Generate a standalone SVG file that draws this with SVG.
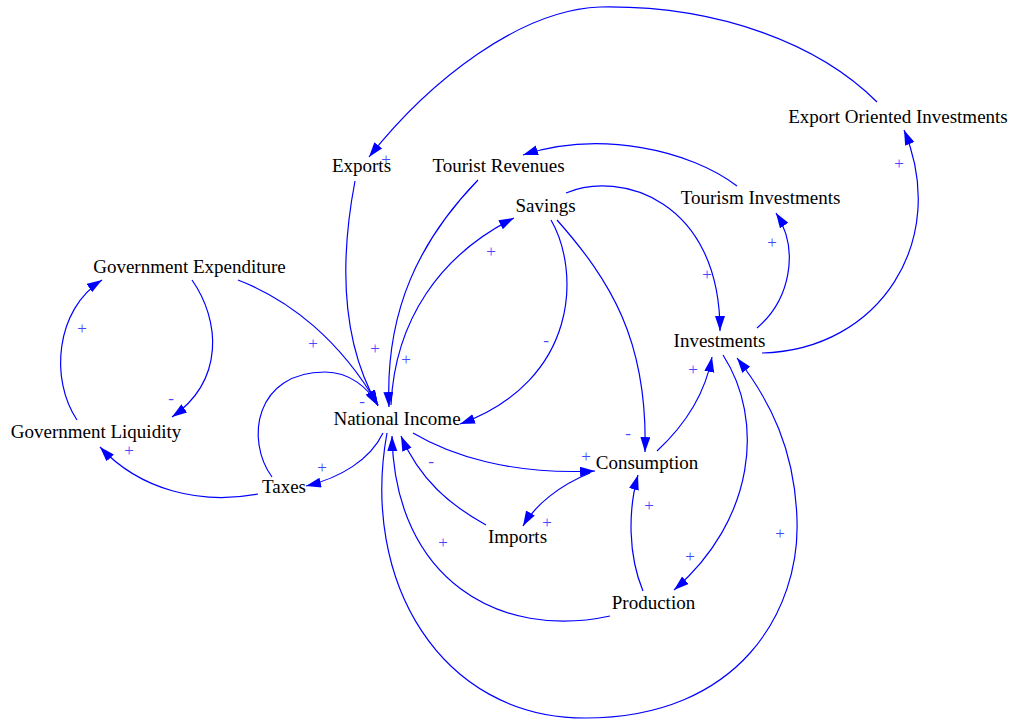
<svg xmlns="http://www.w3.org/2000/svg" width="1014" height="720" viewBox="0 0 1014 720">
<style>
.n text{font-family:"Liberation Serif","Times New Roman",serif;font-size:19px;fill:#000;text-anchor:middle}
.e path{fill:none;stroke:#0000ff;stroke-width:1.2;marker-end:url(#ah)}
.l text{font-family:"Liberation Serif","Times New Roman",serif;font-size:17px;fill:#4646ff;text-anchor:middle}
</style>
<defs>
<marker id="ah" markerUnits="userSpaceOnUse" markerWidth="16" markerHeight="11" refX="15" refY="5" orient="auto">
<path d="M0,0 L15,5 L0,10 z" fill="#0000ff"/>
</marker>
</defs>
<rect width="1014" height="720" fill="#fff"/>
<g id="connectors" class="e">
<path d="M877,102 C820,45 720,5 600,7 C520,10 430,80 369,157"/>
<path d="M737,186 C690,150 600,130 523,155"/>
<path d="M566,193 C620,170 720,200 720,331"/>
<path d="M757,328 C790,300 800,250 776,213"/>
<path d="M762,353 C880,350 950,240 904,130"/>
<path d="M355,181 C340,260 340,340 378,406"/>
<path d="M478,180 C420,240 385,310 389,407"/>
<path d="M391,405 C395,320 440,255 514,218"/>
<path d="M238,280 C290,300 340,340 378,405"/>
<path d="M272,477 C245,440 255,372 325,372 C350,372 368,388 378,405"/>
<path d="M192,280 C220,320 225,380 172,417"/>
<path d="M77,420 C50,380 55,310 102,280"/>
<path d="M258,494 C200,505 140,490 100,447"/>
<path d="M383,433 C370,460 340,478 306,486"/>
<path d="M551,220 C580,270 580,380 460,424"/>
<path d="M557,220 C610,280 648,340 645,452"/>
<path d="M413,433 C450,455 510,475 595,471"/>
<path d="M590,473 C560,485 535,505 523,526"/>
<path d="M486,525 C450,505 420,480 401,436"/>
<path d="M657,451 C685,425 705,395 712,357"/>
<path d="M723,355 C765,420 755,520 674,590"/>
<path d="M643,591 C628,555 628,510 638,475"/>
<path d="M610,616 C500,640 395,580 392,436"/>
<path d="M387,433 C360,580 440,718 585,718 C740,718 800,610 797,520 C795,450 770,400 737,358"/>
</g>
<g class="l">
<text x="386" y="165">+</text>
<text x="707" y="280">+</text>
<text x="772" y="248">+</text>
<text x="899" y="169">+</text>
<text x="313" y="349">+</text>
<text x="375" y="354">+</text>
<text x="406" y="365">+</text>
<text x="491" y="257">+</text>
<text x="362" y="407">-</text>
<text x="171" y="404">-</text>
<text x="82" y="334">+</text>
<text x="129" y="456">+</text>
<text x="322" y="473">+</text>
<text x="546" y="346">-</text>
<text x="628" y="439">-</text>
<text x="586" y="462">+</text>
<text x="547" y="528">+</text>
<text x="431" y="467">-</text>
<text x="693" y="375">+</text>
<text x="690" y="562">+</text>
<text x="649" y="511">+</text>
<text x="443" y="548">+</text>
<text x="780" y="539">+</text>
</g>
<g id="eoi" class="n"><text x="898" y="123">Export Oriented Investments</text></g>
<g id="exports" class="n"><text x="361.5" y="172">Exports</text></g>
<g id="tourist-revenues" class="n"><text x="498.5" y="172">Tourist Revenues</text></g>
<g id="savings" class="n"><text x="545.5" y="212">Savings</text></g>
<g id="tourism-investments" class="n"><text x="760.5" y="204">Tourism Investments</text></g>
<g id="government-expenditure" class="n"><text x="189.5" y="273">Government Expenditure</text></g>
<g id="investments" class="n"><text x="719.5" y="347">Investments</text></g>
<g id="national-income" class="n"><text x="397" y="425">National Income</text></g>
<g id="government-liquidity" class="n"><text x="96" y="438">Government Liquidity</text></g>
<g id="consumption" class="n"><text x="647" y="469">Consumption</text></g>
<g id="taxes" class="n"><text x="284" y="493">Taxes</text></g>
<g id="imports" class="n"><text x="517.5" y="543">Imports</text></g>
<g id="production" class="n"><text x="653.5" y="609">Production</text></g>
</svg>
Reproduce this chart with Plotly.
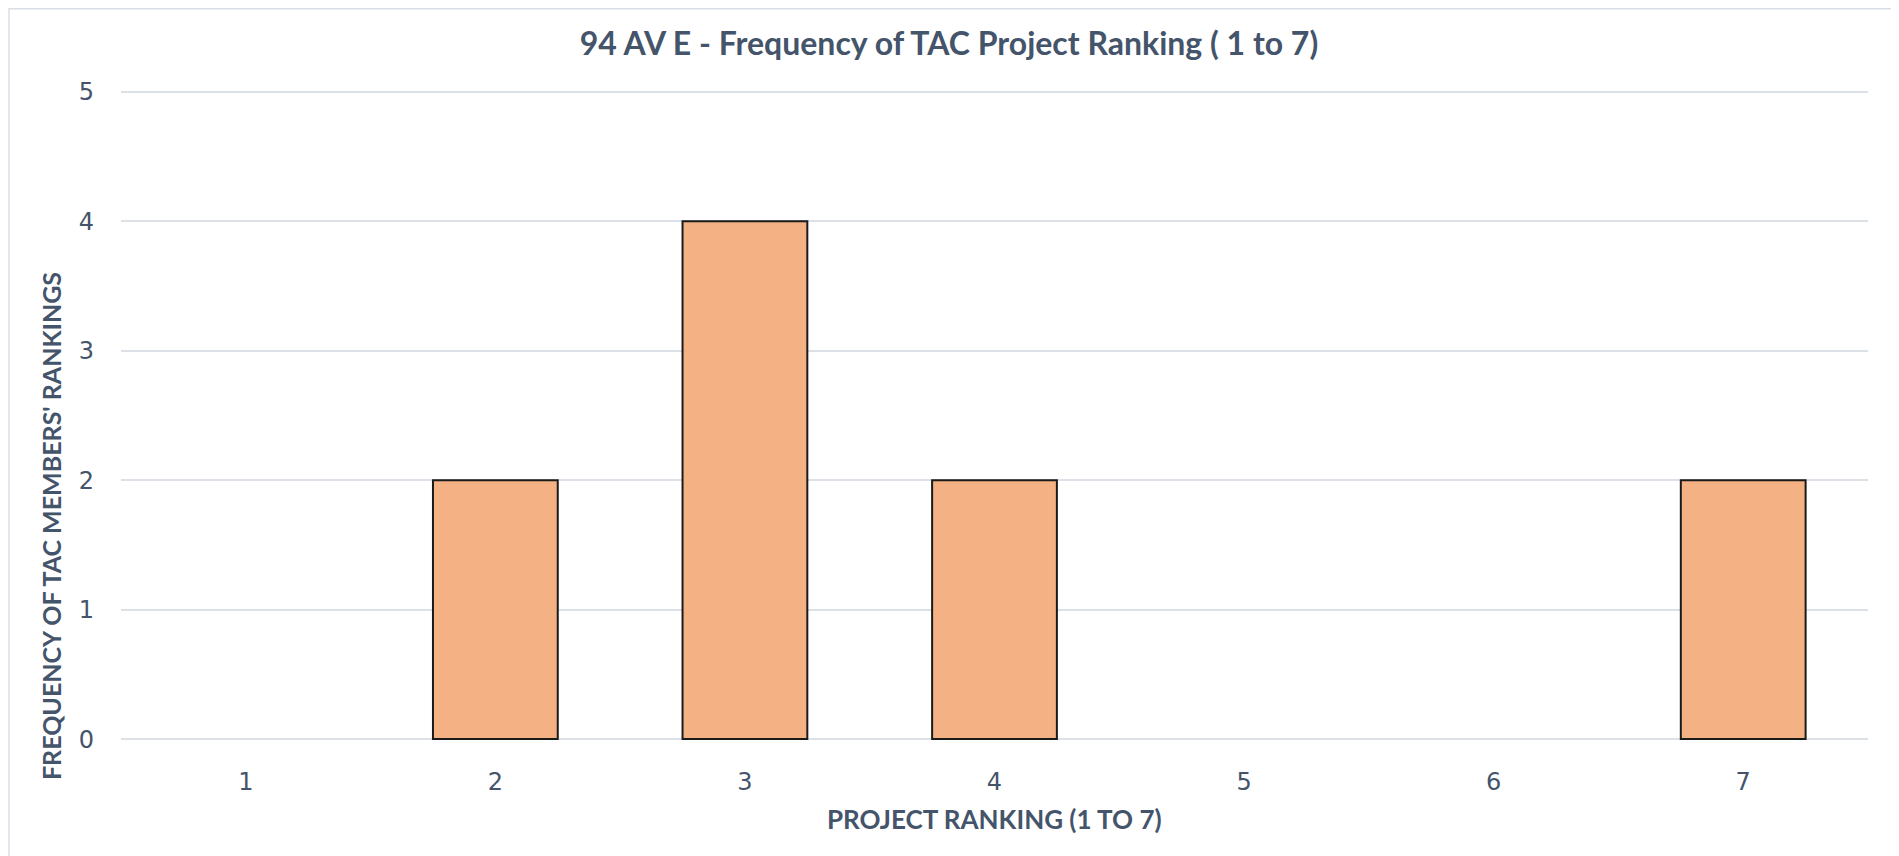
import plotly.graph_objects as go

# data
rankings = ['1', '2', '3', '4', '5', '6', '7']
frequency = [0, 2, 4, 2, 0, 0, 2]
y_ticks = [0, 1, 2, 3, 4, 5]

title_text = '94 AV E - Frequency of TAC Project Ranking ( 1 to 7)'
x_title = 'PROJECT RANKING (1 TO 7)'
y_title = "FREQUENCY OF TAC MEMBERS' RANKINGS"

text_color = '#44546A'
grid_color = '#DCE1E8'
label_font = 'Lato, sans-serif'
tick_font = 'DejaVu Sans, sans-serif'

# plot area in figure pixels (the page body adds an 8px offset)
W, H = 1899, 856
left, right, y5, y0 = 113, 1860, 84, 731
# small padding on the value range so the 0 and 5 gridlines get drawn
pad = 0.03
unit = (y0 - y5) / 5
top, bottom = y5 - pad * unit, y0 + pad * unit
pw, ph = right - left, bottom - top


def px(x):
    return (x - left) / pw


def py(y):
    return (bottom - y) / ph


# empty categories get no outline
outline = [2 if v > 0 else 0 for v in frequency]

fig = go.Figure()

fig.add_trace(go.Bar(
    x=rankings,
    y=frequency,
    marker=dict(color='#F4B183', line=dict(color='#1A1A1A', width=outline)),
    hoverinfo='x+y'
))

fig.update_layout(
    width=W,
    height=H,
    margin=dict(l=left, r=W - right, t=top, b=H - bottom),
    paper_bgcolor='white',
    plot_bgcolor='white',
    showlegend=False,
    bargap=0.5,
    title=dict(
        text='<b>' + title_text + '</b>',
        x=941 / W, xref='container', xanchor='center',
        y=1 - 36 / H, yref='container', yanchor='middle',
        font=dict(family=label_font, size=32, color=text_color)
    ),
    xaxis=dict(
        type='category',
        showgrid=False,
        showline=False,
        ticks='',
        ticklabelstandoff=22,
        tickfont=dict(family=tick_font, size=24, color=text_color)
    ),
    yaxis=dict(
        range=[-pad, 5 + pad],
        tickvals=y_ticks,
        showgrid=True,
        gridcolor=grid_color,
        gridwidth=1.5,
        zeroline=False,
        showline=False,
        ticks='',
        ticklabelstandoff=26,
        tickfont=dict(family=tick_font, size=24, color=text_color)
    ),
    annotations=[
        dict(
            text='<b>' + x_title + '</b>',
            xref='paper', yref='paper', x=0.5, y=py(811),
            xanchor='center', yanchor='middle', showarrow=False,
            font=dict(family=label_font, size=26, color=text_color)
        ),
        dict(
            text='<b>' + y_title + '</b>',
            xref='paper', yref='paper', x=px(43), y=py(518),
            xanchor='center', yanchor='middle', showarrow=False, textangle=-90,
            font=dict(family=label_font, size=25, color=text_color)
        )
    ],
    shapes=[
        dict(
            type='rect', xref='paper', yref='paper',
            x0=px(1), x1=px(1884), y0=py(900), y1=py(1),
            line=dict(color='#D9DEE6', width=1.5),
            layer='below'
        )
    ]
)

fig.write_html('out.html')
----
**Short task:** Using the material above, gather every line that includes "this".

**Task response:**
Generate a standalone SVG file that draws this with SVG.
Reproduce this chart with Plotly.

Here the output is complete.